In the Angelus, we pray that God may “pour Thy grace into our hearts”. I’ve always loved that verb and that image. And it occurred to me that in fact that pouring is going on all the time. We live in a perpetual monsoon of grace: pouring out grace upon those He loves is what God does. And when we feel deprived of it, it is usually we who are, with a complex system of shutters and barriers, keeping it out.
If, for once, you don’t, you wake up in the morning and, as a Carthusian put it, you savour the immense gift you are being given, at this precise moment: one whole day. A whole day, of life, of love, of work, of thanksgiving. You give thanks, and you pray that you may not in this day close off your heart and keep out the outpouring that is heading for you. And as you do so, you can hear the faint creak of shutters opening. Some of them are old, fairly massive and jammed shut: they need real effort to dislodge. Some are charming, and part of you opens them with regret: they let through just the tiniest ray of light, in which dust motes danced so prettily; but they too can and must be flung wide.

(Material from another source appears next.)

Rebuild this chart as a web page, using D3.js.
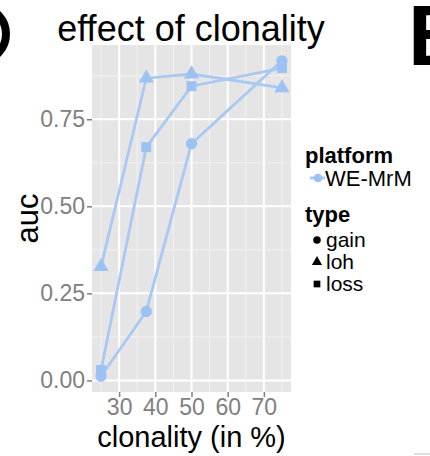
<!DOCTYPE html>
<html>
<head>
<meta charset="utf-8">
<script src="https://cdn.jsdelivr.net/npm/d3@7"></script>
<style>
  body { margin: 0; background: #fff; }
  text { font-family: "Liberation Sans", Arial, sans-serif; }
</style>
</head>
<body>
<div id="chart"></div>
<script>
// clonality levels (x) and auc per type
const clonality = [25, 37.5, 50, 75];
const gainAuc = [0.012, 0.198, 0.68, 0.918];
const lohAuc = [0.327, 0.868, 0.88, 0.84];
const lossAuc = [0.03, 0.67, 0.845, 0.897];
const types = ["gain", "loh", "loss"];
const platforms = ["WE-MrM"];
const xTicks = [30, 40, 50, 60, 70];
const yTicks = [0, 0.25, 0.5, 0.75];

const W = 430, H = 456;
const panel = {left: 92, right: 291, top: 45, bottom: 392};
const lineColor = "#a9c8f3";
const pointColor = "#9cc2f4";

const series = [
  {type: "gain", values: gainAuc},
  {type: "loh", values: lohAuc},
  {type: "loss", values: lossAuc}
];

const svg = d3.select("#chart").append("svg")
    .attr("width", W).attr("height", H);

// ggplot style expansion of 5%
const allY = gainAuc.concat(lohAuc, lossAuc);
const yMin = d3.min(allY), yMax = d3.max(allY);
const yPad = (yMax - yMin) * 0.05;
const xPad = (d3.max(clonality) - d3.min(clonality)) * 0.05;

const x = d3.scaleLinear()
    .domain([d3.min(clonality) - xPad, d3.max(clonality) + xPad])
    .range([panel.left, panel.right]);
const y = d3.scaleLinear()
    .domain([yMin - yPad, yMax + yPad])
    .range([panel.bottom, panel.top]);

// panel background
svg.append("rect")
    .attr("x", panel.left).attr("y", panel.top)
    .attr("width", panel.right - panel.left)
    .attr("height", panel.bottom - panel.top)
    .attr("fill", "#e5e5e5");

// minor grid
const xMinor = [25, 35, 45, 55, 65, 75];
const yMinor = [0.125, 0.375, 0.625, 0.875];
svg.append("g").selectAll("line").data(xMinor).enter().append("line")
    .attr("x1", d => x(d)).attr("x2", d => x(d))
    .attr("y1", panel.top).attr("y2", panel.bottom)
    .attr("stroke", "#f2f2f2").attr("stroke-width", 1);
svg.append("g").selectAll("line").data(yMinor).enter().append("line")
    .attr("y1", d => y(d)).attr("y2", d => y(d))
    .attr("x1", panel.left).attr("x2", panel.right)
    .attr("stroke", "#f2f2f2").attr("stroke-width", 1);

// major grid
svg.append("g").selectAll("line").data(xTicks).enter().append("line")
    .attr("x1", d => x(d)).attr("x2", d => x(d))
    .attr("y1", panel.top).attr("y2", panel.bottom)
    .attr("stroke", "#fff").attr("stroke-width", 2);
svg.append("g").selectAll("line").data(yTicks).enter().append("line")
    .attr("y1", d => y(d)).attr("y2", d => y(d))
    .attr("x1", panel.left).attr("x2", panel.right)
    .attr("stroke", "#fff").attr("stroke-width", 2);

// axes
const xAxis = svg.append("g")
    .attr("transform", `translate(0,${panel.bottom})`)
    .call(d3.axisBottom(x).tickValues(xTicks).tickSize(5).tickPadding(2));
const yAxis = svg.append("g")
    .attr("transform", `translate(${panel.left},0)`)
    .call(d3.axisLeft(y).tickValues(yTicks).tickFormat(d3.format(".2f")).tickSize(5).tickPadding(2));
[xAxis, yAxis].forEach(a => {
  a.select(".domain").remove();
  a.selectAll(".tick line").attr("stroke", "#7f7f7f").attr("stroke-width", 1.5);
  a.selectAll(".tick text").attr("fill", "#808080").style("font-size", "23px");
});

// lines
const line = d3.line().x((d, i) => x(clonality[i])).y(d => y(d));
svg.append("g").selectAll("path").data(series).enter().append("path")
    .attr("d", d => line(d.values))
    .attr("fill", "none")
    .attr("stroke", lineColor)
    .attr("stroke-width", 2.8);

// points
const shape = d3.scaleOrdinal().domain(types)
    .range([d3.symbolCircle, d3.symbolTriangle, d3.symbolSquare]);
series.forEach(s => {
  svg.append("g").selectAll("path").data(s.values).enter().append("path")
      .attr("transform", (d, i) => `translate(${x(clonality[i])},${y(d)})`)
      .attr("d", d3.symbol().type(shape(s.type)).size(100))
      .attr("fill", pointColor);
});

// titles
svg.append("text")
    .attr("x", 191).attr("y", 41)
    .attr("text-anchor", "middle")
    .style("font-size", "36px")
    .text("effect of clonality");
svg.append("text")
    .attr("x", (panel.left + panel.right) / 2).attr("y", 447)
    .attr("text-anchor", "middle")
    .style("font-size", "29px")
    .text("clonality (in %)");
svg.append("text")
    .attr("transform", `translate(38,${(panel.top + panel.bottom) / 2}) rotate(-90)`)
    .attr("text-anchor", "middle")
    .style("font-size", "31px")
    .text("auc");

// legend
const lg = svg.append("g").attr("transform", "translate(305,0)");
lg.append("text").attr("x", 0).attr("y", 163)
    .style("font-size", "22px").style("font-weight", "bold").text("platform");
platforms.forEach((p, i) => {
  const cy = 178 + i * 20;
  lg.append("line").attr("x1", 5).attr("x2", 20).attr("y1", cy).attr("y2", cy)
      .attr("stroke", lineColor).attr("stroke-width", 2.8);
  lg.append("path").attr("transform", `translate(13,${cy})`)
      .attr("d", d3.symbol().type(d3.symbolCircle).size(60)).attr("fill", pointColor);
  lg.append("text").attr("x", 20).attr("y", cy + 8)
      .style("font-size", "22px").text(p);
});
lg.append("text").attr("x", 0).attr("y", 222)
    .style("font-size", "22px").style("font-weight", "bold").text("type");
types.forEach((t, i) => {
  const cy = 240 + i * 22;
  lg.append("path").attr("transform", `translate(12,${cy})`)
      .attr("d", d3.symbol().type(shape(t)).size(45)).attr("fill", "#000");
  lg.append("text").attr("x", 21).attr("y", cy + 7)
      .style("font-size", "21px").text(t);
});

// neighbouring panel fragments
svg.append("path")
    .attr("d", "M -18 8 A 24 26 0 0 1 -18 60")
    .attr("fill", "none").attr("stroke", "#000").attr("stroke-width", 8);
svg.append("text")
    .attr("x", 408).attr("y", 65)
    .style("font-size", "86px").style("font-weight", "bold")
    .text("B");
svg.append("line")
    .attr("x1", 414).attr("x2", 430).attr("y1", 454).attr("y2", 454)
    .attr("stroke", "#bbb").attr("stroke-width", 1);
</script>
</body>
</html>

And as they open, the tide of grace flows in, and you are suddenly filled with a morning sunshine of joy – which will last you all day, if you keep strong winds from closing the shutters again. And as this happens and you revisit that joy from hour to hour, you realise that the less of “you” gets in the way of the flood, the happier the real you will be.
It is “I” that keeps God out all the time. So if I can get “I” out of the way, then grace, i.e. God, can come in. And the result will be, in at least one sense, like Galatians 2:20: “Now I live; yet not I, but Christ in me.” If I can empty the clutter and open the shutters, there will at last be room for Him.